Así es España porque así es la democracia, una forma política llena de fisuras que, a veces, sólo puede llevar a la desesperación de la política. ¿Qué tiene que ver España con políticas secesionistas que, lejos de facilitar la convivencia bajo el régimen de unos mismos principios, confunden lo que es parte de una sociedad como si fuera el todo de la misma? Ilustre gobierno que consagrará la anormalidad como normalidad, la patología de los pactos aceptada como salud democrática con la finalidad de mandar.

Veamos un caso de patología en la vida política. El cardenal de Barcelona, Martínez Sistach, busca consuelo y amparo en la Constitución, demanda una ley estatal que regule la libertad religiosa, para no ser objeto de leyes totalitarias y fascistas, como la Ley de Templos de Culto de la Generalidad. La ideología dominante de un partido político no puede convertirse en ideología de Estado. La Constitución deja claro que debe existir una política de cooperación, no de exclusión, con la Iglesia católica. No practicar o activar una política de cooperación es algo inconstitucional, una desobediencia a la Constitución.
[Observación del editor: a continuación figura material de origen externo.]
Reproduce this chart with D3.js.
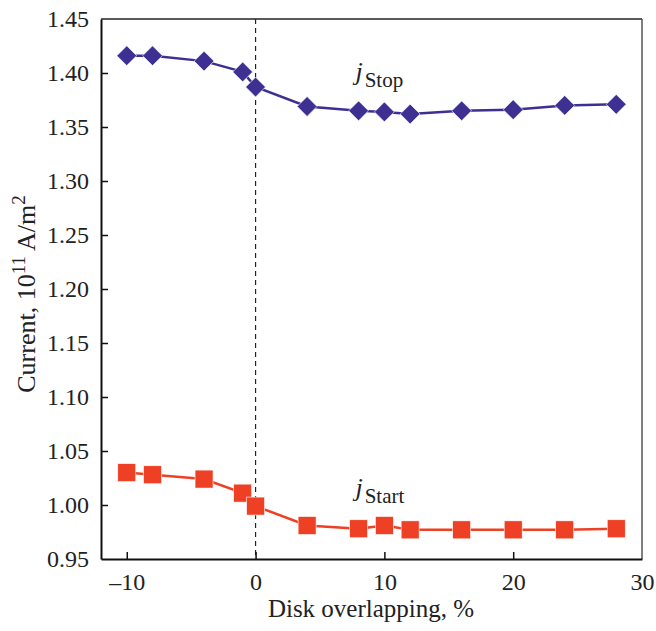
<!DOCTYPE html>
<html>
<head>
    <meta charset="UTF-8" />
    <title>current vs overlapping</title>
    <style>
        body {
            margin: 0;
            padding: 0;
            background: white;
        }
        svg text {
            font-family: 'Liberation Serif', 'Times New Roman', Times, 'DejaVu Serif', serif !important;
        }
    </style>
</head>
<body>
    <div id="chart"></div>
    <script src="https://cdnjs.cloudflare.com/ajax/libs/d3/7.8.5/d3.min.js"></script>
    <script>
        const overlap = [-10, -8, -4, -1, 0, 4, 8, 10, 12, 16, 20, 24, 28]
        const jStop = [1.416, 1.416, 1.411, 1.401, 1.387, 1.369, 1.365, 1.364, 1.362, 1.365, 1.366, 1.370, 1.371]
        const jStart = [1.030, 1.028, 1.024, 1.011, 0.999, 0.981, 0.978, 0.981, 0.977, 0.977, 0.977, 0.977, 0.978]
        const xTicks = [-10, 0, 10, 20, 30]
        const yTicks = [0.95, 1.00, 1.05, 1.10, 1.15, 1.20, 1.25, 1.30, 1.35, 1.40, 1.45]

        const width = 656, height = 631
        const m = { left: 101, right: 14, top: 19, bottom: 72 }
        const blue = '#3d3092', red = '#ee4025'
        const ink = '#222'

        const svg = d3.select('#chart').append('svg')
            .attr('width', width)
            .attr('height', height)

        const x = d3.scaleLinear().domain([-12, 30]).range([m.left, width - m.right])
        const y = d3.scaleLinear().domain([0.95, 1.45]).range([height - m.bottom, m.top])

        // frame: top and right thin
        svg.append('line')
            .attr('x1', x(-12)).attr('x2', x(30)).attr('y1', y(1.45)).attr('y2', y(1.45))
            .attr('stroke', '#222').attr('stroke-width', 1.5)
        svg.append('line')
            .attr('x1', x(30)).attr('x2', x(30)).attr('y1', y(1.45)).attr('y2', y(0.95))
            .attr('stroke', '#555').attr('stroke-width', 1.5)

        // dashed line at zero
        svg.append('line')
            .attr('x1', x(0)).attr('x2', x(0)).attr('y1', y(1.45)).attr('y2', y(0.95))
            .attr('stroke', '#222').attr('stroke-width', 1.2)
            .attr('stroke-dasharray', '5,4')

        const xAxis = svg.append('g')
            .attr('transform', `translate(0,${y(0.95)})`)
            .call(d3.axisBottom(x).tickValues(xTicks).tickSizeInner(-7).tickSizeOuter(0)
                .tickFormat(d => d < 0 ? '\u2013' + Math.abs(d) : d))
        xAxis.attr('font-family', null)
        xAxis.select('.domain').attr('stroke', '#111').attr('stroke-width', 2)
        xAxis.selectAll('.tick line').attr('stroke', '#111').attr('stroke-width', 1.5)
        xAxis.selectAll('.tick').filter(d => d === 30).select('line').remove()
        xAxis.selectAll('text').attr('dy', 0).attr('y', 31)
            .style('font-size', '24px').attr('fill', ink)

        const yAxis = svg.append('g')
            .attr('transform', `translate(${x(-12)},0)`)
            .call(d3.axisLeft(y).tickValues(yTicks).tickSizeInner(-7).tickSizeOuter(0)
                .tickFormat(d3.format('.2f')))
        yAxis.attr('font-family', null)
        yAxis.select('.domain').attr('stroke', '#111').attr('stroke-width', 2)
        yAxis.selectAll('.tick line').attr('stroke', '#111').attr('stroke-width', 1.5)
        yAxis.selectAll('.tick').filter(d => d === 1.45 || d === 0.95).select('line').remove()
        yAxis.selectAll('text').attr('x', -12)
            .style('font-size', '24px').attr('fill', ink)

        const line = d3.line().x(d => x(d[0])).y(d => y(d[1]))
        const stopPts = overlap.map((o, i) => [o, jStop[i]])
        const startPts = overlap.map((o, i) => [o, jStart[i]])

        svg.append('path').datum(stopPts).attr('d', line)
            .attr('fill', 'none').attr('stroke', blue).attr('stroke-width', 2.5)
        svg.append('path').datum(startPts).attr('d', line)
            .attr('fill', 'none').attr('stroke', red).attr('stroke-width', 2.5)

        svg.selectAll('.diamond').data(stopPts).join('path')
            .attr('class', 'diamond')
            .attr('d', d3.symbol(d3.symbolDiamond2, 250))
            .attr('transform', d => `translate(${x(d[0])},${y(d[1])})`)
            .attr('fill', blue).attr('stroke', 'white').attr('stroke-width', 0.6)

        svg.selectAll('.square').data(startPts).join('rect')
            .attr('class', 'square')
            .attr('x', d => x(d[0]) - 9).attr('y', d => y(d[1]) - 9)
            .attr('width', 18).attr('height', 18)
            .attr('fill', red).attr('stroke', 'white').attr('stroke-width', 0.6)

        // series labels
        function seriesLabel(px, py, sub) {
            const t = svg.append('text').attr('x', px).attr('y', py)
                .style('font-size', '26px').attr('fill', ink)
            t.append('tspan').text('j').style('font-style', 'italic')
            t.append('tspan').text(sub).attr('dx', 2).attr('dy', 7).style('font-size', '21px')
        }
        seriesLabel(x(7.75), y(1.3935), 'Stop')
        seriesLabel(x(7.75), y(1.0085), 'Start')

        svg.append('text')
            .attr('x', 371).attr('y', 617)
            .attr('text-anchor', 'middle')
            .style('font-size', '25px').attr('fill', ink)
            .text('Disk overlapping, %')

        const yl = svg.append('text')
            .attr('transform', `translate(35,294) rotate(-90)`)
            .attr('text-anchor', 'middle')
            .style('font-size', '26px').attr('fill', ink)
        yl.append('tspan').text('Current, 10')
        yl.append('tspan').text('11').attr('dy', -10).style('font-size', '19px')
        yl.append('tspan').text(' A/m').attr('dy', 10)
        yl.append('tspan').text('2').attr('dy', -10).style('font-size', '19px')
    </script>
</body>
</html>
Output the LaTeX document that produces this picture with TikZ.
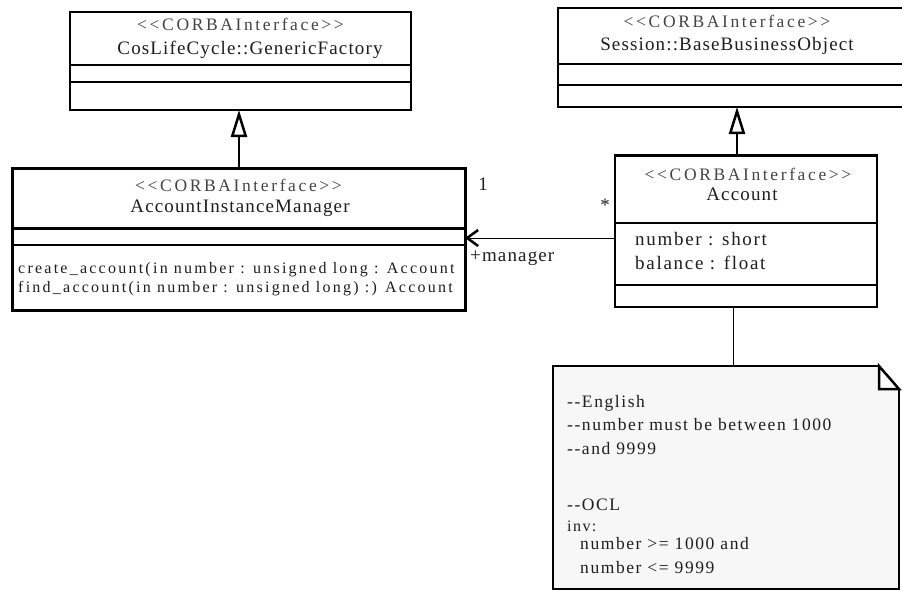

Es verdad que España «las ha visto de todos los colores»; nadie duda que la democracia es un sistema defectivo; admitamos incluso que se ha de aceptar como moral sólo aquel programa político capaz de comprender la imperfección de las cosas humanas. Hasta aquí, ninguna objeción. Pero que ciertos nacionalismos acaben por imperar en la nación española produce vértigo, especialmente cuando se practica una laicidad de desprecio hacia lo religioso, una cultura de intolerancia cada día más activa, donde se propugna la eliminación de la misma libertad religiosa.

Carod-Rovira es uno de esos personajes chuscos e indecentes de la vida política que, a pesar de quedar radicalmente deslegitimado en las últimas elecciones por Cataluña, se obstina en la independencia para el año 2014, no tiene ningún reparo en codearse con terroristas, y, además de burlarse de la Iglesia católica, con corona de espinas incluida, manifiesta una notoria actitud de resentimiento y de intervencionismo en la Ley de Templos de Culto de la Generalidad.

¿Quién vigila la arbitrariedad de la Generalidad, para que se dé una libertad religiosa real, una libertad que sea garantía de justicia, y donde la conciencia no tenga que poner obstáculos a la dominación y al totalitarismo? El hombre debe abandonar la mentira de la independencia, que no conoce más vínculo que el trazado por él mismo, la mentira de políticas que dividen en lo fundamental a la sociedad. Aceptemos, sin embargo, aquello que dijo Víctor Hugo a Napoleón, que «el porvenir sólo es de Dios». Sólo una política que respete la libertad religiosa será digna de ser igualmente respetada.